The Alliance of Free Democrats, the party founded by former dissidents – left-liberal intellectual opponents of the Communist regime in the 1980s –-was defeated by a right-wing coalition at the first free elections in 1990. They immediately accused the governing forces of conniving with anti-Semitic and extreme right-wing elements and launched a joint movement with their former great adversaries, the Socialists. When the latter won the elections in 1994, the Liberals decided to join their government.

The early nineties “was the era when articles first appeared in prestigious German, French, Austrian and other Western broadsheets, in which Hungarian opposition intellectuals promoted the idea that xenophobia, anti-Semitism, and nostalgia for the Horthy-era were alive and well in Hungary – as though the country were back at the end of the 1930s,” – Inkei continues.

“Twenty years have passed, but Western newspapers still echo the same opinions, and the two most quoted interviewees are the writer György Konrád and the pianist András Schiff,” Inkei contends.  (Although Schiff did not make political statements in the early nineties. The celebrated pianist András Schiff created an international stir last January when a letter of his, sharply critical of Viktor Orbán, appeared in the Washington Post.)

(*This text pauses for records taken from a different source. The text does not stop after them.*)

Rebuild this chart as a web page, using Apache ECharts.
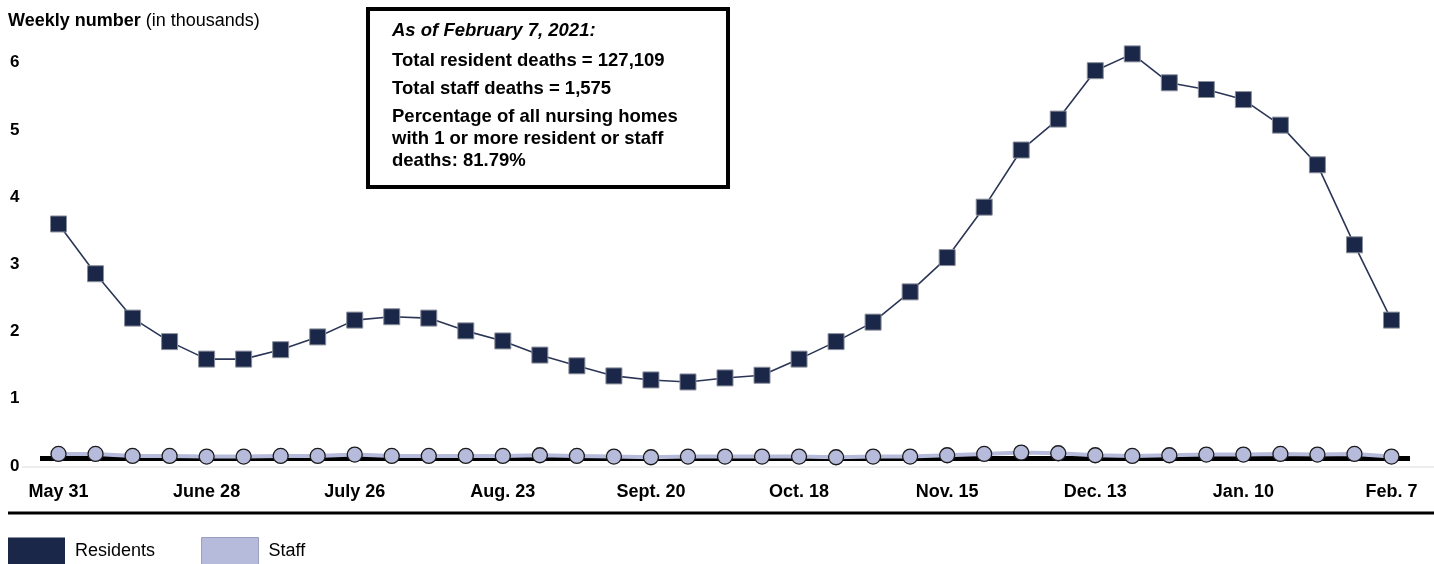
<!DOCTYPE html>
<html><head><meta charset="utf-8">
<script src="https://cdn.jsdelivr.net/npm/echarts@6/dist/echarts.min.js"></script>
<style>html,body{margin:0;padding:0;background:#fff}#c{width:1434px;height:564px}</style>
</head><body><div id="c"></div>
<script>
const weeks = ["May 31","Jun 7","Jun 14","Jun 21","June 28","Jul 5","Jul 12","Jul 19","July 26","Aug 2","Aug 9","Aug 16","Aug. 23","Aug 30","Sep 6","Sep 13","Sept. 20","Sep 27","Oct 4","Oct 11","Oct. 18","Oct 25","Nov 1","Nov 8","Nov. 15","Nov 22","Nov 29","Dec 6","Dec. 13","Dec 20","Dec 27","Jan 3","Jan. 10","Jan 17","Jan 24","Jan 31","Feb. 7"];
const residents = [3.60,2.86,2.20,1.85,1.59,1.59,1.73,1.92,2.17,2.22,2.20,2.01,1.86,1.65,1.49,1.34,1.28,1.25,1.31,1.35,1.59,1.85,2.14,2.59,3.10,3.85,4.70,5.16,5.88,6.13,5.70,5.60,5.45,5.07,4.48,3.29,2.17];
const staff = [0.18,0.18,0.15,0.15,0.14,0.14,0.15,0.15,0.17,0.15,0.15,0.15,0.15,0.16,0.15,0.14,0.13,0.14,0.14,0.14,0.14,0.13,0.14,0.14,0.16,0.18,0.20,0.19,0.16,0.15,0.16,0.17,0.17,0.18,0.17,0.18,0.14];
const baseline = 0.115;
const yTicks = [0,1,2,3,4,5,6];
const noteLines = ["As of February 7, 2021:","Total resident deaths = 127,109","Total staff deaths = 1,575","Percentage of all nursing homes","with 1 or more resident or staff","deaths: 81.79%"];

const FONT = '"Liberation Sans", Arial, sans-serif';
const chart = echarts.init(document.getElementById('c'), null, {renderer:'canvas'});
chart.setOption({
  animation:false,
  textStyle:{fontFamily:FONT},
  grid:{left:40,right:24,top:29,bottom:98},
  title:{
    text:'{b|Weekly number} {n|(in thousands)}',
    left:3, top:7,
    textStyle:{fontWeight:'normal',fontSize:18,color:'#000',fontFamily:FONT,
      rich:{b:{fontWeight:'bold',fontSize:18,color:'#000',fontFamily:FONT},n:{fontWeight:'normal',fontSize:18,color:'#000',fontFamily:FONT}}}
  },
  legend:{
    left:3, top:532, itemWidth:57, itemHeight:27, itemGap:46,
    textStyle:{fontSize:18,color:'#000',fontFamily:FONT,padding:[0,0,0,5]},
    data:[
      {name:'Residents',icon:'rect',itemStyle:{color:'#1b2749',borderColor:'#1b2749',borderWidth:0}},
      {name:'Staff',icon:'rect',itemStyle:{color:'#b7bbdb',borderColor:'#9a9dbf',borderWidth:1}}
    ]
  },
  xAxis:{
    type:'category', data:weeks, boundaryGap:true,
    axisLine:{show:false}, axisTick:{show:false},
    axisLabel:{interval:3, margin:17, fontSize:18, fontWeight:'bold', color:'#000', fontFamily:FONT}
  },
  yAxis:{
    type:'value', min:0, max:6.5, interval:1,
    splitLine:{show:false}, axisLine:{show:false}, axisTick:{show:false},
    axisLabel:{showMaxLabel:false, align:'left', margin:30, fontSize:17, fontWeight:'bold', color:'#000', fontFamily:FONT,
      formatter:v=> yTicks.includes(v) ? String(v) : ''}
  },
  series:[
    {
      name:'Staff', type:'line', data:staff, z:3,
      symbol:'circle', symbolSize:15,
      lineStyle:{color:'#b7bbdb',width:4},
      itemStyle:{color:'#b7bbdb',borderColor:'#1a1a1a',borderWidth:1.3},
      markLine:{silent:true, symbol:'none', label:{show:false},
        lineStyle:{color:'#000',width:5,type:'solid'},
        data:[{yAxis:baseline}], z:2}
    },
    {
      name:'Residents', type:'line', data:residents, z:4,
      symbol:'rect', symbolSize:16,
      lineStyle:{color:'#2b3656',width:1.6},
      itemStyle:{color:'#1b2749',borderColor:'#8a8f9c',borderWidth:1}
    }
  ],
  graphic:[
    {type:'line', shape:{x1:22,y1:467,x2:1434,y2:467}, style:{stroke:'#dcdcdc',lineWidth:1}},
    {type:'line', shape:{x1:8,y1:513,x2:1434,y2:513}, style:{stroke:'#000',lineWidth:3}},
    {type:'rect', shape:{x:368,y:9,width:360,height:178}, style:{fill:'#fff',stroke:'#000',lineWidth:4}},
    {type:'text', left:392, top:21, style:{text:noteLines[0], font:'italic bold 18.5px '+FONT, fill:'#000'}},
    {type:'text', left:392, top:51, style:{text:noteLines[1], font:'bold 18.5px '+FONT, fill:'#000'}},
    {type:'text', left:392, top:79, style:{text:noteLines[2], font:'bold 18.5px '+FONT, fill:'#000'}},
    {type:'text', left:392, top:107, style:{text:noteLines[3], font:'bold 18.5px '+FONT, fill:'#000'}},
    {type:'text', left:392, top:129, style:{text:noteLines[4], font:'bold 18.5px '+FONT, fill:'#000'}},
    {type:'text', left:392, top:151, style:{text:noteLines[5], font:'bold 18.5px '+FONT, fill:'#000'}}
  ]
});
</script></body></html>
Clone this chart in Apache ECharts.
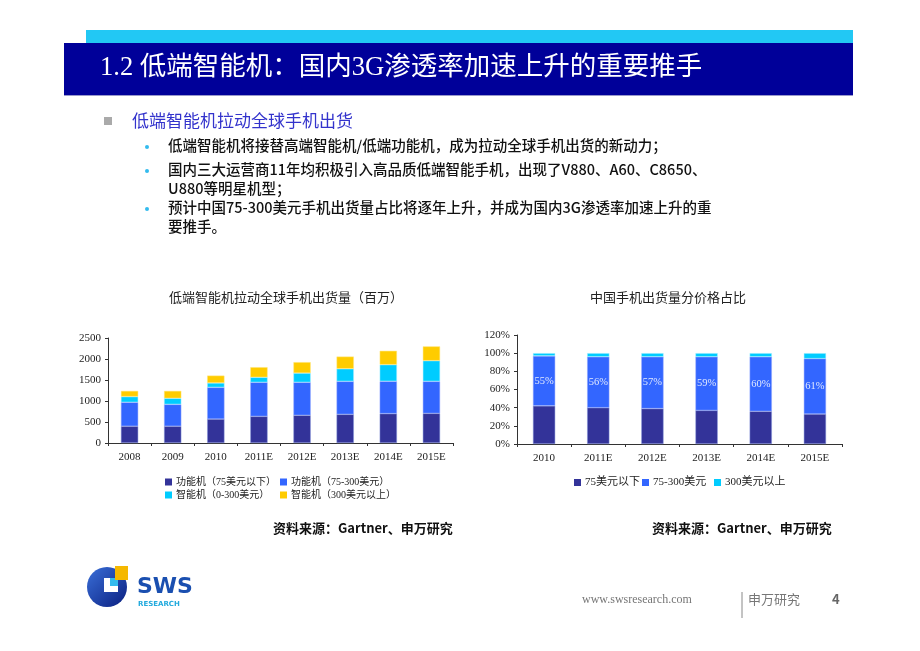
<!DOCTYPE html>
<html><head><meta charset="utf-8">
<script src="https://cdn.jsdelivr.net/npm/echarts@6/dist/echarts.min.js"></script>
<style>html,body{margin:0;padding:0;background:#fff}#c{width:920px;height:651px}</style>
</head><body><div id="c"></div>
<script>
// ---- data ----
const categoriesLeft = ['2008','2009','2010','2011E','2012E','2013E','2014E','2015E'];
const featureLow  = [400, 400, 570, 635, 660, 683, 700, 706];
const featureMid  = [570, 520, 755, 810, 785, 785, 770, 762];
const smartLow    = [135, 145, 105, 120, 220, 300, 395, 492];
const smartHigh   = [135, 175, 175, 240, 260, 290, 330, 340];
const leftTicks = {min: 0, max: 2500, interval: 500};

const categoriesRight = ['2010','2011E','2012E','2013E','2014E','2015E'];
const shareLow  = [42, 40, 39, 37, 36, 33];
const shareMid  = [55, 56, 57, 59, 60, 61];
const shareHigh = [3, 4, 4, 4, 4, 6];
const rightTicks = {min: 0, max: 120, interval: 20};

const namesLeft = ['功能机（75美元以下）','功能机（75-300美元）','智能机（0-300美元）','智能机（300美元以上）'];
const namesRight = ['75美元以下','75-300美元','300美元以上'];

const C_DARK = '#333399', C_BLUE = '#3366ff', C_CYAN = '#00ccff', C_GOLD = '#ffcc00';
const SERIF = '"Liberation Serif","Noto Sans CJK SC",serif';
const SANS = '"Noto Sans CJK SC","Noto Sans",sans-serif';

const chart = echarts.init(document.getElementById('c'), null, {renderer: 'canvas'});

const axisCommon = {
  axisLine: {lineStyle: {color: '#333', width: 1}},
  axisLabel: {color: '#222', fontFamily: SERIF, fontSize: 11},
  splitLine: {show: false}
};

function legendItem(name, left, top, fs) {
  return {data: [name], left: left, top: top, itemWidth: 7, itemHeight: 7, itemGap: 0,
    padding: 0, icon: 'rect', selectedMode: false,
    itemStyle: {borderWidth: 0},
    textStyle: {fontFamily: SERIF, fontSize: fs || 10, color: '#222', padding: [0,0,0,-1]}};
}

const option = {
  animation: false,
  backgroundColor: '#fff',
  grid: [
    {left: 108, top: 338, width: 345, height: 105},
    {left: 517, top: 335, width: 325, height: 109}
  ],
  xAxis: [
    Object.assign({}, axisCommon, {type: 'category', gridIndex: 0, data: categoriesLeft,
      axisTick: {show: true, alignWithLabel: false, length: 3, lineStyle: {color: '#333'}},
      axisLabel: Object.assign({}, axisCommon.axisLabel, {margin: 9})}),
    Object.assign({}, axisCommon, {type: 'category', gridIndex: 1, data: categoriesRight,
      axisTick: {show: true, alignWithLabel: false, length: 3, lineStyle: {color: '#333'}},
      axisLabel: Object.assign({}, axisCommon.axisLabel, {margin: 9})})
  ],
  yAxis: [
    Object.assign({}, axisCommon, {type: 'value', gridIndex: 0, min: leftTicks.min, max: leftTicks.max, interval: leftTicks.interval,
      axisLine: {show: true, lineStyle: {color: '#333'}},
      axisTick: {show: true, length: 3, lineStyle: {color: '#333'}},
      axisLabel: Object.assign({}, axisCommon.axisLabel, {margin: 7, formatter: function (v) { return String(v); }})}),
    Object.assign({}, axisCommon, {type: 'value', gridIndex: 1, min: rightTicks.min, max: rightTicks.max, interval: rightTicks.interval,
      axisLine: {show: true, lineStyle: {color: '#333'}},
      axisTick: {show: true, length: 3, lineStyle: {color: '#333'}},
      axisLabel: Object.assign({}, axisCommon.axisLabel, {margin: 7, formatter: '{value}%'})})
  ],
  legend: [
    legendItem(namesLeft[0], 165, 477),
    legendItem(namesLeft[1], 280, 477),
    legendItem(namesLeft[2], 165, 490),
    legendItem(namesLeft[3], 280, 490),
    legendItem(namesRight[0], 574, 477, 11),
    legendItem(namesRight[1], 642, 477, 11),
    legendItem(namesRight[2], 714, 477, 11)
  ],
  series: [
    {name: namesLeft[0], type: 'bar', stack: 'L', xAxisIndex: 0, yAxisIndex: 0, data: featureLow, barWidth: '40%',
      itemStyle: {color: C_DARK, borderColor: '#8899dd', borderWidth: 0.5}},
    {name: namesLeft[1], type: 'bar', stack: 'L', xAxisIndex: 0, yAxisIndex: 0, data: featureMid, barWidth: '40%',
      itemStyle: {color: C_BLUE, borderColor: '#99aaff', borderWidth: 0.5}},
    {name: namesLeft[2], type: 'bar', stack: 'L', xAxisIndex: 0, yAxisIndex: 0, data: smartLow, barWidth: '40%',
      itemStyle: {color: C_CYAN, borderColor: '#aaeeff', borderWidth: 0.5}},
    {name: namesLeft[3], type: 'bar', stack: 'L', xAxisIndex: 0, yAxisIndex: 0, data: smartHigh, barWidth: '40%',
      itemStyle: {color: C_GOLD, borderColor: '#ffe680', borderWidth: 0.5}},
    {name: namesRight[0], type: 'bar', stack: 'R', xAxisIndex: 1, yAxisIndex: 1, data: shareLow, barWidth: '41%',
      itemStyle: {color: C_DARK, borderColor: '#8899dd', borderWidth: 0.5}},
    {name: namesRight[1], type: 'bar', stack: 'R', xAxisIndex: 1, yAxisIndex: 1, data: shareMid, barWidth: '41%',
      itemStyle: {color: C_BLUE, borderColor: '#99aaff', borderWidth: 0.5},
      label: {show: true, position: 'inside', align: 'center', verticalAlign: 'middle', formatter: '{c}%',
        color: '#e0e8ff', fontFamily: SERIF, fontSize: 10.5}},
    {name: namesRight[2], type: 'bar', stack: 'R', xAxisIndex: 1, yAxisIndex: 1, data: shareHigh, barWidth: '41%',
      itemStyle: {color: C_CYAN, borderColor: '#aaeeff', borderWidth: 0.5}}
  ],
  graphic: [
    // header
    {type: 'rect', shape: {x: 86, y: 30, width: 767, height: 13}, style: {fill: '#22c8f4'}, silent: true},
    {type: 'rect', shape: {x: 64, y: 43, width: 789, height: 52}, style: {fill: '#000099'}, silent: true},
    {type: 'rect', shape: {x: 64, y: 95, width: 789, height: 1}, style: {fill: '#9999cc'}, silent: true},
    {type: 'text', left: 100, top: 55, silent: true,
      style: {text: '1.2 低端智能机：国内3G渗透率加速上升的重要推手', fill: '#ffffff', font: '26.5px ' + SERIF}},
    // bullets
    {type: 'rect', shape: {x: 104, y: 117, width: 8, height: 8}, style: {fill: '#aaaaaa'}, silent: true},
    {type: 'text', left: 132, top: 112, silent: true,
      style: {text: '低端智能机拉动全球手机出货', fill: '#3333cc', font: '17px ' + SANS}},
    {type: 'circle', shape: {cx: 147, cy: 147, r: 2}, style: {fill: '#33bbee'}, silent: true},
    {type: 'circle', shape: {cx: 147, cy: 171, r: 2}, style: {fill: '#33bbee'}, silent: true},
    {type: 'circle', shape: {cx: 147, cy: 209, r: 2}, style: {fill: '#33bbee'}, silent: true},
    {type: 'text', left: 168, top: 138, silent: true,
      style: {text: '低端智能机将接替高端智能机/低端功能机，成为拉动全球手机出货的新动力；', fill: '#111', font: '500 14.5px ' + SANS}},
    {type: 'text', left: 168, top: 162, silent: true,
      style: {text: '国内三大运营商11年均积极引入高品质低端智能手机，出现了V880、A60、C8650、', fill: '#111', font: '500 14.5px ' + SANS}},
    {type: 'text', left: 168, top: 181, silent: true,
      style: {text: 'U880等明星机型；', fill: '#111', font: '500 14.5px ' + SANS}},
    {type: 'text', left: 168, top: 200, silent: true,
      style: {text: '预计中国75-300美元手机出货量占比将逐年上升，并成为国内3G渗透率加速上升的重', fill: '#111', font: '500 14.5px ' + SANS}},
    {type: 'text', left: 168, top: 219, silent: true,
      style: {text: '要推手。', fill: '#111', font: '500 14.5px ' + SANS}},
    // chart titles
    {type: 'text', left: 169, top: 292, silent: true,
      style: {text: '低端智能机拉动全球手机出货量（百万）', fill: '#222', font: '13px ' + SERIF}},
    {type: 'text', left: 590, top: 292, silent: true,
      style: {text: '中国手机出货量分价格占比', fill: '#222', font: '13px ' + SERIF}},
    // sources
    {type: 'text', left: 273, top: 522, silent: true,
      style: {text: '资料来源：Gartner、申万研究', fill: '#111', font: 'bold 13px ' + SANS}},
    {type: 'text', left: 652, top: 522, silent: true,
      style: {text: '资料来源：Gartner、申万研究', fill: '#111', font: 'bold 13px ' + SANS}},
    // footer logo
    {type: 'circle', shape: {cx: 107, cy: 587, r: 20}, silent: true,
      style: {fill: new echarts.graphic.LinearGradient(0, 0, 1, 1, [{offset: 0, color: '#3a6fd8'}, {offset: 1, color: '#0a1f80'}])}},
    {type: 'rect', shape: {x: 104, y: 578, width: 14, height: 14}, style: {fill: '#ffffff'}, silent: true},
    {type: 'rect', shape: {x: 110, y: 578, width: 8, height: 8}, style: {fill: '#33bbee'}, silent: true},
    {type: 'rect', shape: {x: 115, y: 566, width: 13, height: 14}, style: {fill: '#f5b800'}, silent: true},
    {type: 'text', left: 137, top: 576, silent: true,
      style: {text: 'SWS', fill: '#1a4fb0', font: 'bold 22px "DejaVu Sans",sans-serif'}},
    {type: 'text', left: 138, top: 601, silent: true,
      style: {text: 'RESEARCH', fill: '#22aadd', font: 'bold 7px "DejaVu Sans",sans-serif'}},
    // footer text
    {type: 'text', left: 582, top: 594, silent: true,
      style: {text: 'www.swsresearch.com', fill: '#777', font: '12px ' + SERIF}},
    {type: 'line', shape: {x1: 742, y1: 592, x2: 742, y2: 618}, style: {stroke: '#888', lineWidth: 1}, silent: true},
    {type: 'text', left: 748, top: 593, silent: true,
      style: {text: '申万研究', fill: '#777', font: '13px ' + SANS}},
    {type: 'text', left: 832, top: 593, silent: true,
      style: {text: '4', fill: '#666', font: 'bold 13px ' + SANS}}
  ]
};
chart.setOption(option);
</script>
</body></html>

Inkei admits that the opinions of György Konrád, one of the founders of SZDSZ and the Democratic Charter did matter 20 years ago – which is not the case anymore.”I have not met anyone for years who would have considered his opinions on Hungary important.”

The commentator describes the government’s performance as ‘tragic’, but thinks that those newspapers which echo Mr Konrád’s and Mr Schiff’s opinions about xenophobia, nationalism, chauvinism, irredentism and anti-Semitism fail to address the real problems.